Here is the abstract to this timely article:
"After the first election of President Barak Obama in 2008, there was a sense that the United States had reached a post-racial phase in its history. That sentiment was relatively short-lived, because by 2013, when Michael Brown was killed in Ferguson, it was clear that President Obama’s election was not transformative. More recently, during the presidential campaign and after the election of President Donald Trump in 2016, undisguised racism in the United States has reared its ugly head. Activists such as the Reverend Al Sharpton have been outspoken in their criticism of President Trump. Sharpton has claimed, “Everything King fought so tirelessly for is under attack once again.” Similarly, poet and activist Claudia Rankine considers the Trump Administration to be “about the primacy of whiteness,” and that as citizens, we must discuss and confront the concept of white privilege which undergirds our society. Rankine does this in Citizen, a multi-genre work that documents racist microaggresssions and macroaggressions. In this article, Citizen is analyzed using the tools of critical race theory and rhetoric for its potential to effect change in the fight for racial justice and equality."
And here is an excerpt:
"A stunning and powerful work, Citizen’s documentary poems and art gallery of images may not trigger a revolution, but Rankine’s use of epideictic rhetoric encourages new perspectives and critical reflection and inspires the “possibility of social transformation. Rankine personally hopes for transformation, as she says in an interview: “I believe in possibility.

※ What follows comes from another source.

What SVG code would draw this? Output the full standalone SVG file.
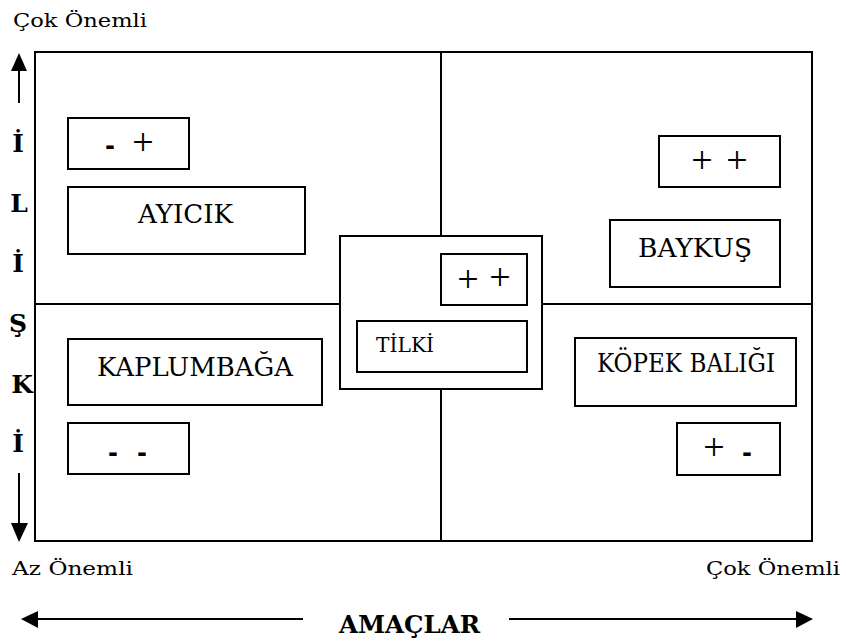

I believe in the possibility of another way of being.” In another interview, Rankine comments, “The experience of writing it, which might or might not be the experience of reading it, was to see my community a little better, to see it, to understand my place in it, to know how it sounds, what it looks like, and yet, to stay on my street anyway.” Rankine’s belief in possibility and her tenacity inform a reading of Citizen."